### Exercise task
Give every line from the entries that contains "standalone".

### Records for this task
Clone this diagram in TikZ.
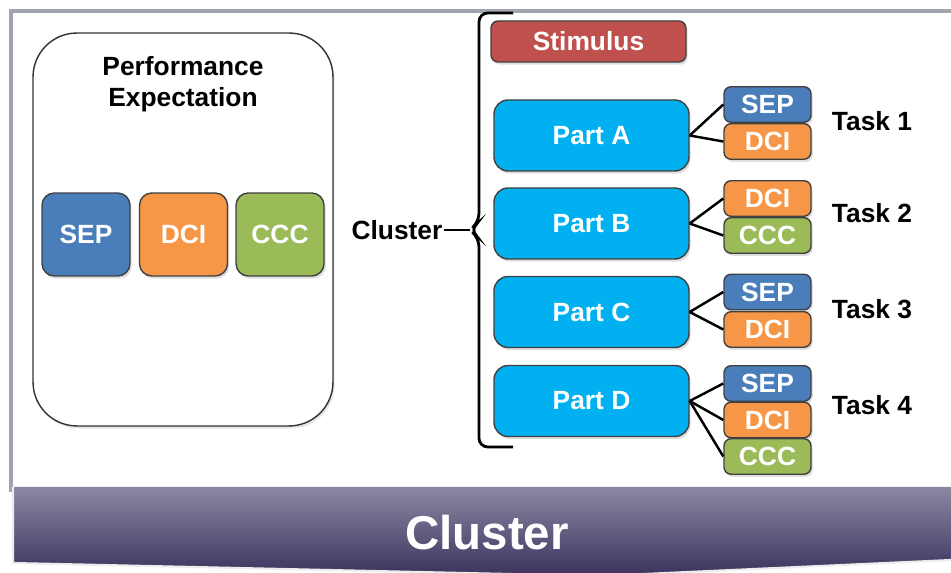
\documentclass[tikz,border=0pt]{standalone}
\usepackage{fontspec}
\setmainfont{Liberation Sans}
\usetikzlibrary{shadows}
\definecolor{sepblue}{RGB}{74,126,187}
\definecolor{dciorange}{RGB}{247,150,70}
\definecolor{cccgreen}{RGB}{155,187,89}
\definecolor{stimred}{RGB}{192,80,77}
\definecolor{partcyan}{RGB}{0,176,240}
\definecolor{bannertop}{RGB}{138,136,162}
\definecolor{bannerbot}{RGB}{60,50,94}
\definecolor{framegray}{RGB}{160,164,172}

\begin{document}
\begin{tikzpicture}[x=0.02cm, y=-0.02cm,
  font=\fontsize{15}{17.5}\selectfont\bfseries,
  box/.style={draw=black!75, line width=0.8pt, text=white, rounded corners=4pt,
    drop shadow={opacity=0.25, shadow xshift=1pt, shadow yshift=-1.5pt}},
  pebox/.style={box, minimum width=1.76cm, minimum height=1.66cm, rounded corners=7pt},
  tbox/.style={box, minimum width=1.74cm, minimum height=0.71cm, inner sep=0pt},
  part/.style={box, fill=partcyan, minimum width=3.9cm, minimum height=1.42cm, rounded corners=8pt},
  link/.style={line width=1.4pt}]
\useasboundingbox (0,0) rectangle (951,573);

% frame
\draw[framegray, line width=1.8pt] (11,492) -- (11,11) -- (951,11);

% banner
\shade[top color=bannertop, bottom color=bannerbot]
  (13,487) -- (951,487) -- (951,560) -- (600,576) -- (13,563) -- cycle;
\draw[white!85!gray, line width=1.2pt] (13,487) -- (13,563) -- (600,576) -- (951,560);
\node[text=white, font=\fontsize{27}{32}\selectfont\bfseries] (title) at (487,533) {Cluster};

% performance expectation
\node[draw=black!80, line width=0.8pt, rounded corners=25pt, minimum width=6cm,
  minimum height=7.86cm, drop shadow={opacity=0.2, shadow xshift=1pt, shadow yshift=-1.5pt},
  fill=white] (pe) at (183,229.5) {};
\node[align=center] (petitle) at (183,84) {Performance\\Expectation};
\node[pebox, fill=sepblue] (pesep) at (86,234.5) {SEP};
\node[pebox, fill=dciorange] (pedci) at (183.5,234.5) {DCI};
\node[pebox, fill=cccgreen] (peccc) at (280,234.5) {CCC};

% cluster brace
\node[inner xsep=0.5pt] (cluster) at (397,230) {Cluster};
\coordinate (tip) at (470,230);
\draw[line width=1.4pt] (cluster.east) -- (tip);
\draw[line width=1.6pt, rounded corners=5pt]
  (513,13) -- (479,13) -- (479,222) -- (tip) -- (479,238) -- (479,447) -- (513,447);

% stimulus and parts
\node[box, fill=stimred, minimum width=3.9cm, minimum height=0.82cm] (stim) at (588.5,41.5) {Stimulus};
\node[part] (pa) at (591.5,135.5) {Part A};
\node[part] (pb) at (591.5,223.5) {Part B};
\node[part] (pc) at (591.5,312) {Part C};
\node[part] (pd) at (591.5,401) {Part D};

% task boxes
\node[tbox, fill=sepblue] (t1sep) at (767.5,104.5) {SEP};
\node[tbox, fill=dciorange] (t1dci) at (767.5,141.5) {DCI};
\node[tbox, fill=dciorange] (t2dci) at (767.5,198.5) {DCI};
\node[tbox, fill=cccgreen] (t2ccc) at (767.5,235.5) {CCC};
\node[tbox, fill=sepblue] (t3sep) at (767.5,292) {SEP};
\node[tbox, fill=dciorange] (t3dci) at (767.5,329.5) {DCI};
\node[tbox, fill=sepblue] (t4sep) at (767.5,383.5) {SEP};
\node[tbox, fill=dciorange] (t4dci) at (767.5,420) {DCI};
\node[tbox, fill=cccgreen] (t4ccc) at (767.5,456.5) {CCC};

% links
\draw[link] (pa.east) -- (t1sep.west);
\draw[link] (pa.east) -- (t1dci.west);
\draw[link] (pb.east) -- (t2dci.west);
\draw[link] (pb.east) -- (t2ccc.west);
\draw[link] (pc.east) -- (t3sep.west);
\draw[link] (pc.east) -- (t3dci.west);
\draw[link] (pd.east) -- (t4sep.west);
\draw[link] (pd.east) -- (t4dci.west);
\draw[link] (pd.east) -- (t4ccc.west);

% task labels
\node (task1) at (872,121) {Task 1};
\node (task2) at (872,213) {Task 2};
\node (task3) at (872,309) {Task 3};
\node (task4) at (872,405) {Task 4};

\end{tikzpicture}
\end{document}
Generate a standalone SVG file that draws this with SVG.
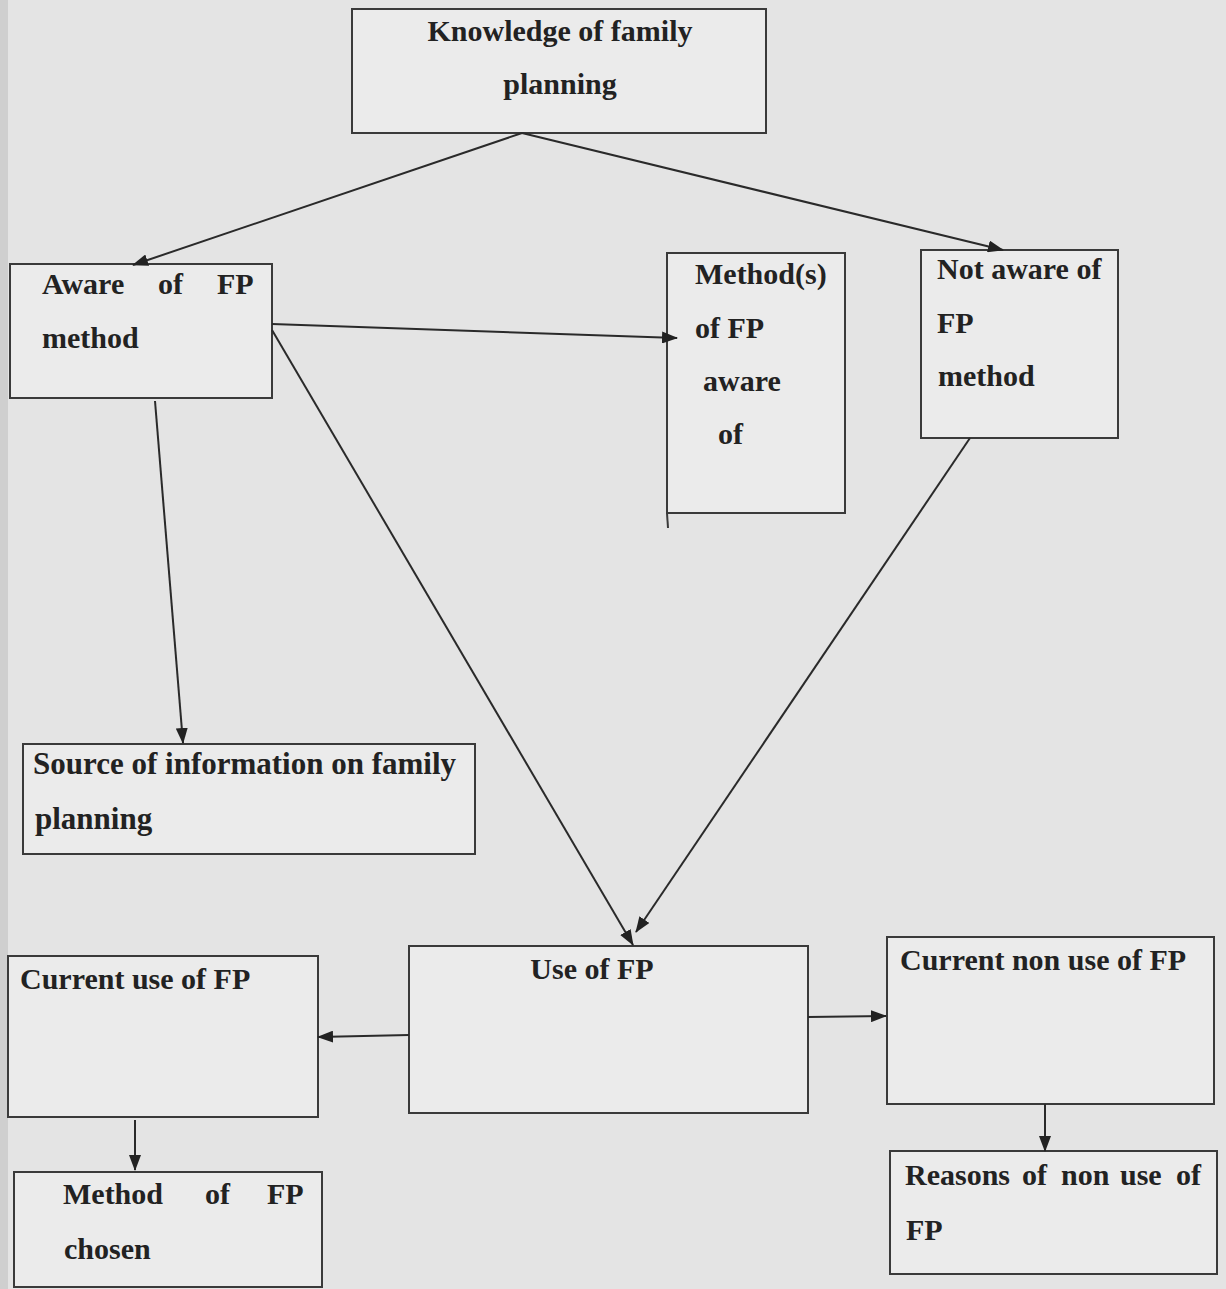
<svg xmlns="http://www.w3.org/2000/svg" width="1226" height="1289" viewBox="0 0 1226 1289">
<style>
.box{fill:#ebebeb;stroke:#3a3a3a;stroke-width:2}
.t{font-family:'Liberation Serif','DejaVu Serif',serif;font-weight:bold;font-size:30px;fill:#222}
.c{fill:none;stroke:#2a2a2a;stroke-width:2}
</style>
<defs>
<marker id="ah" markerWidth="16" markerHeight="12" refX="15" refY="6" orient="auto" markerUnits="userSpaceOnUse">
<path d="M0,0 L16,6 L0,12 Z" fill="#222"/>
</marker>
</defs>
<rect width="1226" height="1289" fill="#e4e4e4"/>
<rect width="8" height="1289" fill="#cfcfcf"/>
<g id="n-knowledge"><rect class="box" x="352" y="9" width="414" height="124"/>
<text class="t" x="560" y="41" text-anchor="middle">Knowledge of family</text>
<text class="t" x="560" y="94" text-anchor="middle">planning</text></g>
<g id="n-aware"><rect class="box" x="10" y="264" width="262" height="134"/>
<text class="t" x="42" y="294">Aware</text><text class="t" x="158" y="294">of</text><text class="t" x="217" y="294">FP</text>
<text class="t" x="42" y="348">method</text></g>
<g id="n-methods"><rect class="box" x="667" y="253" width="178" height="260"/>
<line x1="667" y1="513" x2="668" y2="528" stroke="#3a3a3a" stroke-width="2"/>
<text class="t" x="695" y="284">Method(s)</text>
<text class="t" x="695" y="338">of FP</text>
<text class="t" x="703" y="391">aware</text>
<text class="t" x="718" y="444">of</text></g>
<g id="n-notaware"><rect class="box" x="921" y="250" width="197" height="188"/>
<text class="t" x="937" y="279">Not aware of</text>
<text class="t" x="937" y="333">FP</text>
<text class="t" x="938" y="386">method</text></g>
<g id="n-source"><rect class="box" x="23" y="744" width="452" height="110"/>
<text class="t" x="33" y="774" style="font-size:31px">Source of information on family</text>
<text class="t" x="35" y="829" style="font-size:31px">planning</text></g>
<g id="n-use"><rect class="box" x="409" y="946" width="399" height="167"/>
<text class="t" x="592" y="979" text-anchor="middle">Use of FP</text></g>
<g id="n-current"><rect class="box" x="8" y="956" width="310" height="161"/>
<text class="t" x="20" y="989">Current use of FP</text></g>
<g id="n-nonuse"><rect class="box" x="887" y="937" width="327" height="167"/>
<text class="t" x="900" y="970">Current non use of FP</text></g>
<g id="n-reasons"><rect class="box" x="890" y="1151" width="327" height="123"/>
<text class="t" x="905" y="1185">Reasons</text><text class="t" x="1022" y="1185">of</text><text class="t" x="1061" y="1185">non</text><text class="t" x="1120" y="1185">use</text><text class="t" x="1176" y="1185">of</text>
<text class="t" x="906" y="1240">FP</text></g>
<g id="n-chosen"><rect class="box" x="14" y="1172" width="308" height="115"/>
<text class="t" x="63" y="1204">Method</text><text class="t" x="205" y="1204">of</text><text class="t" x="267" y="1204">FP</text>
<text class="t" x="64" y="1259">chosen</text></g>
<g id="connectors">
<line class="c" x1="522" y1="133" x2="133" y2="265" marker-end="url(#ah)"/>
<line class="c" x1="522" y1="133" x2="1003" y2="250" marker-end="url(#ah)"/>
<line class="c" x1="272" y1="324" x2="677" y2="338" marker-end="url(#ah)"/>
<line class="c" x1="272" y1="330" x2="633" y2="945" marker-end="url(#ah)"/>
<line class="c" x1="970" y1="438" x2="636" y2="932" marker-end="url(#ah)"/>
<line class="c" x1="155" y1="401" x2="183" y2="743" marker-end="url(#ah)"/>
<line class="c" x1="409" y1="1035" x2="318" y2="1037" marker-end="url(#ah)"/>
<line class="c" x1="808" y1="1017" x2="886" y2="1016" marker-end="url(#ah)"/>
<line class="c" x1="135" y1="1120" x2="135" y2="1170" marker-end="url(#ah)"/>
<line class="c" x1="1045" y1="1104" x2="1045" y2="1151" marker-end="url(#ah)"/>
</g>
</svg>
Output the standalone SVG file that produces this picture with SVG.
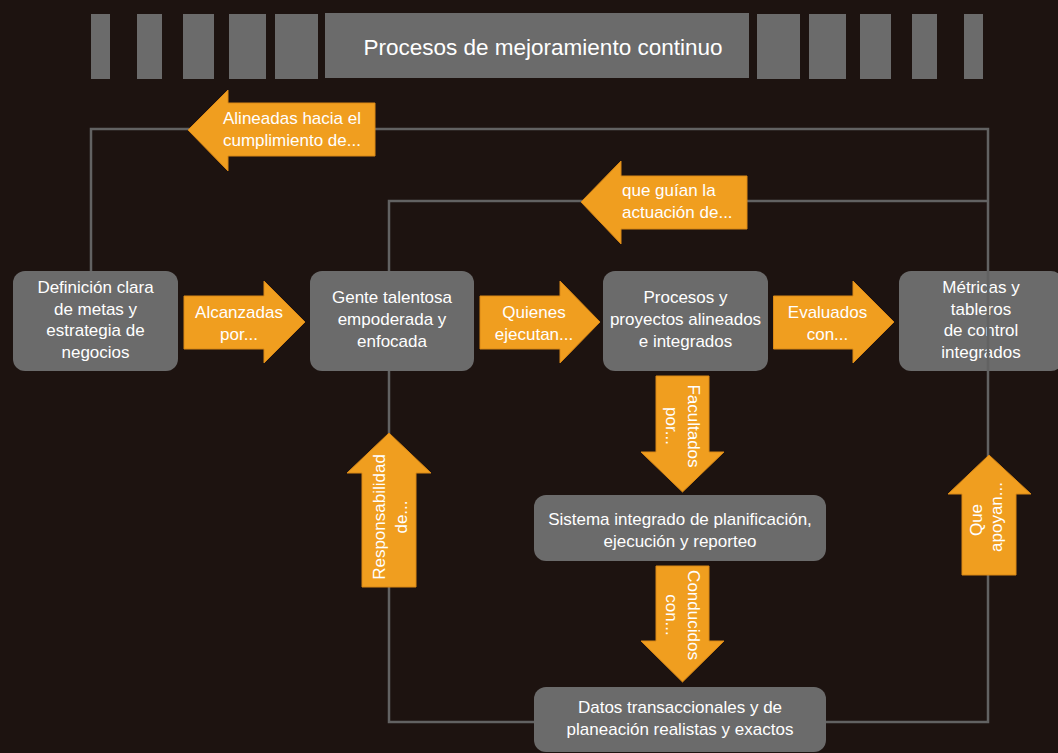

### Solution to the problem
\documentclass[tikz,border=0pt]{standalone}
Generate a standalone SVG file that draws this with SVG.
Output the standalone SVG file that produces this picture with SVG.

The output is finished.